** start LISTING **
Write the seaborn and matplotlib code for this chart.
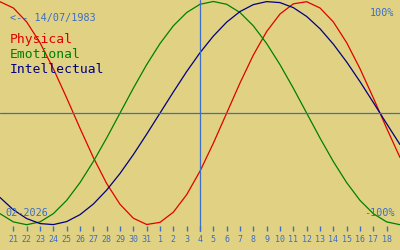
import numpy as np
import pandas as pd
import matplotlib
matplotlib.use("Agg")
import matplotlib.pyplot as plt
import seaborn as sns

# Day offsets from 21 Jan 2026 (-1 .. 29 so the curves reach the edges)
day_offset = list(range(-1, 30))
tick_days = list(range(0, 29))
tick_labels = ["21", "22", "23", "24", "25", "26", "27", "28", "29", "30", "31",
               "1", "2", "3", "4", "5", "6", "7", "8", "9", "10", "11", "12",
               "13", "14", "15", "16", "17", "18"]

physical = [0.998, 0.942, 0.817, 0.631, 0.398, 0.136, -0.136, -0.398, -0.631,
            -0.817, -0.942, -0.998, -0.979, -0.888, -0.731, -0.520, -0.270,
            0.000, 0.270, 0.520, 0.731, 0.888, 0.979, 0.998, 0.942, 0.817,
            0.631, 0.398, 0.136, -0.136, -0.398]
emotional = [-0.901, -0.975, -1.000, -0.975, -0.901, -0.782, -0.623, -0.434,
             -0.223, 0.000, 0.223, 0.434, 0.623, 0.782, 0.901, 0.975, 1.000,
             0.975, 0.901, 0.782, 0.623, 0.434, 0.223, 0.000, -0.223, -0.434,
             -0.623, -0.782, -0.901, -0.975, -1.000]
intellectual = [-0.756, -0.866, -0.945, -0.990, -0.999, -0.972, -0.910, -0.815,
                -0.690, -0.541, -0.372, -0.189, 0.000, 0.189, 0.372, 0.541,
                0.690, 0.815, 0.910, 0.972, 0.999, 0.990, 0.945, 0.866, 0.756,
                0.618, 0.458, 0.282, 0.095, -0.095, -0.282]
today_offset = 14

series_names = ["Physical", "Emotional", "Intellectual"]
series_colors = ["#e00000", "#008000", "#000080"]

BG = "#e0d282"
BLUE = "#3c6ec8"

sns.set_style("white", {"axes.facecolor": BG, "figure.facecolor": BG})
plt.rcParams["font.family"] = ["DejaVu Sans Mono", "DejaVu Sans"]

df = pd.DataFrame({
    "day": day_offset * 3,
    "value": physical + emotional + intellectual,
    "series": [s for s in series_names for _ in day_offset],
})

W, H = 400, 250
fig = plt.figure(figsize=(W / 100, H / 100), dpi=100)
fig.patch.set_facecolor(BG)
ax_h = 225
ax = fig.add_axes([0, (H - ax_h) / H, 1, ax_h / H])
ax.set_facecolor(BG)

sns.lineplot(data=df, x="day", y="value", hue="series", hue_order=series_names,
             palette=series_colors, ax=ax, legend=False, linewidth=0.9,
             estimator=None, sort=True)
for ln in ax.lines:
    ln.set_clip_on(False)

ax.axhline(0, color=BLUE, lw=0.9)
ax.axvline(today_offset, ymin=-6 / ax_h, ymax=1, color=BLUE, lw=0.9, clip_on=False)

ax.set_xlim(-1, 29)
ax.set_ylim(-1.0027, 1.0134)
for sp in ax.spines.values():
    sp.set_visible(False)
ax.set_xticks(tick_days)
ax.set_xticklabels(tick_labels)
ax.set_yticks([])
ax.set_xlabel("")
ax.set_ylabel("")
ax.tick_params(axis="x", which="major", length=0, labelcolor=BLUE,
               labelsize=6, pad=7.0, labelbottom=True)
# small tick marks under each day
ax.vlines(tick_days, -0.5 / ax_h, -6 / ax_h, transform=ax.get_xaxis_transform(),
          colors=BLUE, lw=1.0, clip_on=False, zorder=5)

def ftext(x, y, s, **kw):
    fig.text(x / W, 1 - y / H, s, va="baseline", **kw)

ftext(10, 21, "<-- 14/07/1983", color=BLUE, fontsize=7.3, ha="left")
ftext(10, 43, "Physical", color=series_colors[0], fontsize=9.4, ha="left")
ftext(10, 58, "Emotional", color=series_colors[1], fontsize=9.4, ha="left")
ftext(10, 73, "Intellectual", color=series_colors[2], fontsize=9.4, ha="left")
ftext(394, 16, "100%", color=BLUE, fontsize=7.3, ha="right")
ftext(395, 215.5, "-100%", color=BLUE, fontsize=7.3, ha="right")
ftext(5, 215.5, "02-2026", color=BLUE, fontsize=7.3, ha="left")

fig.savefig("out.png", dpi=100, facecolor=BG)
** end LISTING **
** start LISTING **
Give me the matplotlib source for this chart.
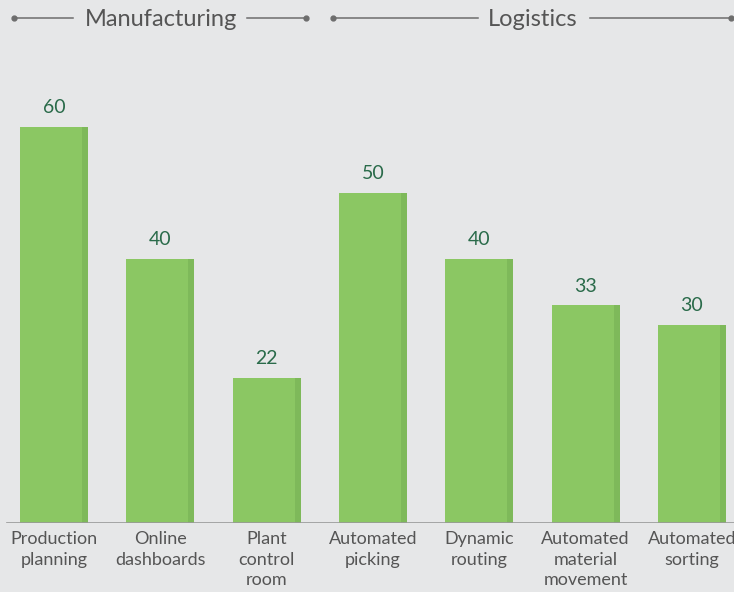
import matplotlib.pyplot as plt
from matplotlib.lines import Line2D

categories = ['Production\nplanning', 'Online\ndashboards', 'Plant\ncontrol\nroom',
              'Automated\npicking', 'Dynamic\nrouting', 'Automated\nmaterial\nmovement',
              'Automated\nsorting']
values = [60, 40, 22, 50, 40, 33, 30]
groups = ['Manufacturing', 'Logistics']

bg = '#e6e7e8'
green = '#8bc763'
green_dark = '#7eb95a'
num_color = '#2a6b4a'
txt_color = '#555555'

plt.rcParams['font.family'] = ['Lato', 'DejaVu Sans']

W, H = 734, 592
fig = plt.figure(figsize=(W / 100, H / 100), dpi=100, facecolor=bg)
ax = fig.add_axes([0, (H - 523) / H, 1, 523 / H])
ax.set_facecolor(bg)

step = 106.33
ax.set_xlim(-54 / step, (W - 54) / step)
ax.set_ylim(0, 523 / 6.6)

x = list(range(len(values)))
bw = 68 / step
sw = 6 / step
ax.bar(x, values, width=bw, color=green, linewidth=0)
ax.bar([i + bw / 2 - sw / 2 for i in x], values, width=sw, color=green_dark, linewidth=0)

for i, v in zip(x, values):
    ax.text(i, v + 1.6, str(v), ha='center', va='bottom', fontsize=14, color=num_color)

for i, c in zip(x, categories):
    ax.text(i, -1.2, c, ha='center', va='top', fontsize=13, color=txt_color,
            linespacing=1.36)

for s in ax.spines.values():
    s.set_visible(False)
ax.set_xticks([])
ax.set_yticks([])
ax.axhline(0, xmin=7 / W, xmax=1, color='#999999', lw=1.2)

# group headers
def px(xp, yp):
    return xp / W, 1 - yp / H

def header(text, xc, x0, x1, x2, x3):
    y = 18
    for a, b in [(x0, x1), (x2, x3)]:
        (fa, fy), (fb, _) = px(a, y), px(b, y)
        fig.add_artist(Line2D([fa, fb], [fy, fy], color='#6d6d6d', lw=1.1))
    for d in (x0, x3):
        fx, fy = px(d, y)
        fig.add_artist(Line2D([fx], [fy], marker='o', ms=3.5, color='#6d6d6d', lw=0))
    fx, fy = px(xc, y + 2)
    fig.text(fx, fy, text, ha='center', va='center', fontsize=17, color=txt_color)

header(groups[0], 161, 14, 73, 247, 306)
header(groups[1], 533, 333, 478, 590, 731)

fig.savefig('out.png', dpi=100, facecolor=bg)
** end LISTING **
• _WHAT YOU ARE ASKED TO DO_
The copy should hold exactly the lines from the line with "Give me the matplotlib source for this chart." to the line with "linespacing=1.36)", both ends in, set down without any pictures and with nothing added.

• _ANSWER TO THIS PROBLEM_
Give me the matplotlib source for this chart.
import matplotlib.pyplot as plt
from matplotlib.lines import Line2D

categories = ['Production\nplanning', 'Online\ndashboards', 'Plant\ncontrol\nroom',
              'Automated\npicking', 'Dynamic\nrouting', 'Automated\nmaterial\nmovement',
              'Automated\nsorting']
values = [60, 40, 22, 50, 40, 33, 30]
groups = ['Manufacturing', 'Logistics']

bg = '#e6e7e8'
green = '#8bc763'
green_dark = '#7eb95a'
num_color = '#2a6b4a'
txt_color = '#555555'

plt.rcParams['font.family'] = ['Lato', 'DejaVu Sans']

W, H = 734, 592
fig = plt.figure(figsize=(W / 100, H / 100), dpi=100, facecolor=bg)
ax = fig.add_axes([0, (H - 523) / H, 1, 523 / H])
ax.set_facecolor(bg)

step = 106.33
ax.set_xlim(-54 / step, (W - 54) / step)
ax.set_ylim(0, 523 / 6.6)

x = list(range(len(values)))
bw = 68 / step
sw = 6 / step
ax.bar(x, values, width=bw, color=green, linewidth=0)
ax.bar([i + bw / 2 - sw / 2 for i in x], values, width=sw, color=green_dark, linewidth=0)

for i, v in zip(x, values):
    ax.text(i, v + 1.6, str(v), ha='center', va='bottom', fontsize=14, color=num_color)

for i, c in zip(x, categories):
    ax.text(i, -1.2, c, ha='center', va='top', fontsize=13, color=txt_color,
            linespacing=1.36)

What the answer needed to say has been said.